**WHAT YOU NEED TO DO**
Retype the whole listing, please, keeping every line exact and dropping the pictures.

**PROVIDED DATA**
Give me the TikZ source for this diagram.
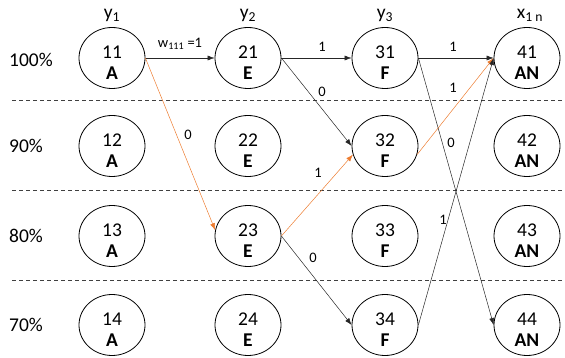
\documentclass[tikz,border=0pt]{standalone}
\usepackage{fontspec}
\setmainfont{Carlito}
\usetikzlibrary{shapes.geometric}
\usetikzlibrary{arrows.meta}
\definecolor{orangeline}{RGB}{237,125,49}

\begin{document}
\begin{tikzpicture}[x=1pt,y=-1pt,
st/.style={ellipse, draw, line width=.8pt, minimum width=66pt, minimum height=61pt, inner sep=0pt},
txt/.style={align=center, font=\fontsize{19.5}{21}\selectfont, yshift=-5pt, inner sep=0pt},
hd/.style={font=\fontsize{19.5}{21}\selectfont, inner sep=0pt},
lbl/.style={font=\fontsize{14.5}{16}\selectfont, inner sep=0pt},
conn/.style={-{Latex[length=7pt,width=5pt]}, line width=.5pt, draw=black!85},
hot/.style={-{Latex[length=7pt,width=5pt]}, line width=.5pt, draw=orangeline},
sep/.style={dash pattern=on 4pt off 3pt, line width=.7pt, draw=black!75}]
\useasboundingbox (0,0) rectangle (565,358);
\draw[sep] (12,100) -- (565,100);
\draw[sep] (12,190) -- (565,190);
\draw[sep] (12,280) -- (565,280);
\node[hd, anchor=west] (r100) at (9,60) {100\%};
\node[hd, anchor=west] (r90) at (9,146) {90\%};
\node[hd, anchor=west] (r80) at (9,236) {80\%};
\node[hd, anchor=west] (r70) at (9,325) {70\%};
\node[hd] (y1) at (112,15) {y\textsubscript{1}};
\node[hd] (y2) at (248,15) {y\textsubscript{2}};
\node[hd] (y3) at (385,15) {y\textsubscript{3}};
\node[hd] (x1n) at (530,15) {x\textsubscript{1 n}};
\node[st, label={[txt]center:11\\\textbf{A}}] (n11) at (112,58) {};
\node[st, label={[txt]center:12\\\textbf{A}}] (n12) at (112,146) {};
\node[st, label={[txt]center:13\\\textbf{A}}] (n13) at (112,236) {};
\node[st, label={[txt]center:14\\\textbf{A}}] (n14) at (112,325) {};
\node[st, label={[txt]center:21\\\textbf{E}}] (n21) at (248,58) {};
\node[st, label={[txt]center:22\\\textbf{E}}] (n22) at (248,146) {};
\node[st, label={[txt]center:23\\\textbf{E}}] (n23) at (248,236) {};
\node[st, label={[txt]center:24\\\textbf{E}}] (n24) at (248,325) {};
\node[st, label={[txt]center:31\\\textbf{F}}] (n31) at (385,58) {};
\node[st, label={[txt]center:32\\\textbf{F}}] (n32) at (385,146) {};
\node[st, label={[txt]center:33\\\textbf{F}}] (n33) at (385,236) {};
\node[st, label={[txt]center:34\\\textbf{F}}] (n34) at (385,325) {};
\node[st, label={[txt]center:41\\\textbf{AN}}] (n41) at (527,58) {};
\node[st, label={[txt]center:42\\\textbf{AN}}] (n42) at (527,146) {};
\node[st, label={[txt]center:43\\\textbf{AN}}] (n43) at (527,236) {};
\node[st, label={[txt]center:44\\\textbf{AN}}] (n44) at (527,325) {};
\draw[conn] (n11.east) -- (n21.west);
\draw[hot] (n11.east) -- (n23.170);
\draw[conn] (n21.east) -- (n31.west);
\draw[conn] (n21.east) -- (n32.west);
\draw[hot] (n23.east) -- (n32.195);
\draw[conn] (n23.east) -- (n34.west);
\draw[conn] (n31.east) -- (n41.west);
\draw[hot] (n32.345) -- (n41.west);
\draw[conn] (n31.east) -- (n44.west);
\draw[conn] (n34.east) -- (n41.west);
\node[lbl] (w111) at (180,44) {w\textsubscript{111} =1};
\node[lbl] (l1123) at (188,135) {0};
\node[lbl] (l2131) at (322,47) {1};
\node[lbl] (l2132) at (322,92) {0};
\node[lbl] (l2332) at (318,173) {1};
\node[lbl] (l2334) at (313,258) {0};
\node[lbl] (l3141) at (453,47) {1};
\node[lbl] (l3241) at (453,88) {1};
\node[lbl] (l3144) at (451,143) {0};
\node[lbl] (l3441) at (443,220) {1};
\end{tikzpicture}
\end{document}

**SOLUTION TO THIS TASK**
Give me the TikZ source for this diagram.
\documentclass[tikz,border=0pt]{standalone}
\usepackage{fontspec}
\setmainfont{Carlito}
\usetikzlibrary{shapes.geometric}
\usetikzlibrary{arrows.meta}
\definecolor{orangeline}{RGB}{237,125,49}

\begin{document}
\begin{tikzpicture}[x=1pt,y=-1pt,
st/.style={ellipse, draw, line width=.8pt, minimum width=66pt, minimum height=61pt, inner sep=0pt},
txt/.style={align=center, font=\fontsize{19.5}{21}\selectfont, yshift=-5pt, inner sep=0pt},
hd/.style={font=\fontsize{19.5}{21}\selectfont, inner sep=0pt},
lbl/.style={font=\fontsize{14.5}{16}\selectfont, inner sep=0pt},
conn/.style={-{Latex[length=7pt,width=5pt]}, line width=.5pt, draw=black!85},
hot/.style={-{Latex[length=7pt,width=5pt]}, line width=.5pt, draw=orangeline},
sep/.style={dash pattern=on 4pt off 3pt, line width=.7pt, draw=black!75}]
\useasboundingbox (0,0) rectangle (565,358);
\draw[sep] (12,100) -- (565,100);
\draw[sep] (12,190) -- (565,190);
\draw[sep] (12,280) -- (565,280);
\node[hd, anchor=west] (r100) at (9,60) {100\%};
\node[hd, anchor=west] (r90) at (9,146) {90\%};
\node[hd, anchor=west] (r80) at (9,236) {80\%};
\node[hd, anchor=west] (r70) at (9,325) {70\%};
\node[hd] (y1) at (112,15) {y\textsubscript{1}};
\node[hd] (y2) at (248,15) {y\textsubscript{2}};
\node[hd] (y3) at (385,15) {y\textsubscript{3}};
\node[hd] (x1n) at (530,15) {x\textsubscript{1 n}};
\node[st, label={[txt]center:11\\\textbf{A}}] (n11) at (112,58) {};
\node[st, label={[txt]center:12\\\textbf{A}}] (n12) at (112,146) {};
\node[st, label={[txt]center:13\\\textbf{A}}] (n13) at (112,236) {};
\node[st, label={[txt]center:14\\\textbf{A}}] (n14) at (112,325) {};
\node[st, label={[txt]center:21\\\textbf{E}}] (n21) at (248,58) {};
\node[st, label={[txt]center:22\\\textbf{E}}] (n22) at (248,146) {};
\node[st, label={[txt]center:23\\\textbf{E}}] (n23) at (248,236) {};
\node[st, label={[txt]center:24\\\textbf{E}}] (n24) at (248,325) {};
\node[st, label={[txt]center:31\\\textbf{F}}] (n31) at (385,58) {};
\node[st, label={[txt]center:32\\\textbf{F}}] (n32) at (385,146) {};
\node[st, label={[txt]center:33\\\textbf{F}}] (n33) at (385,236) {};
\node[st, label={[txt]center:34\\\textbf{F}}] (n34) at (385,325) {};
\node[st, label={[txt]center:41\\\textbf{AN}}] (n41) at (527,58) {};
\node[st, label={[txt]center:42\\\textbf{AN}}] (n42) at (527,146) {};
\node[st, label={[txt]center:43\\\textbf{AN}}] (n43) at (527,236) {};
\node[st, label={[txt]center:44\\\textbf{AN}}] (n44) at (527,325) {};
\draw[conn] (n11.east) -- (n21.west);
\draw[hot] (n11.east) -- (n23.170);
\draw[conn] (n21.east) -- (n31.west);
\draw[conn] (n21.east) -- (n32.west);
\draw[hot] (n23.east) -- (n32.195);
\draw[conn] (n23.east) -- (n34.west);
\draw[conn] (n31.east) -- (n41.west);
\draw[hot] (n32.345) -- (n41.west);
\draw[conn] (n31.east) -- (n44.west);
\draw[conn] (n34.east) -- (n41.west);
\node[lbl] (w111) at (180,44) {w\textsubscript{111} =1};
\node[lbl] (l1123) at (188,135) {0};
\node[lbl] (l2131) at (322,47) {1};
\node[lbl] (l2132) at (322,92) {0};
\node[lbl] (l2332) at (318,173) {1};
\node[lbl] (l2334) at (313,258) {0};
\node[lbl] (l3141) at (453,47) {1};
\node[lbl] (l3241) at (453,88) {1};
\node[lbl] (l3144) at (451,143) {0};
\node[lbl] (l3441) at (443,220) {1};
\end{tikzpicture}
\end{document}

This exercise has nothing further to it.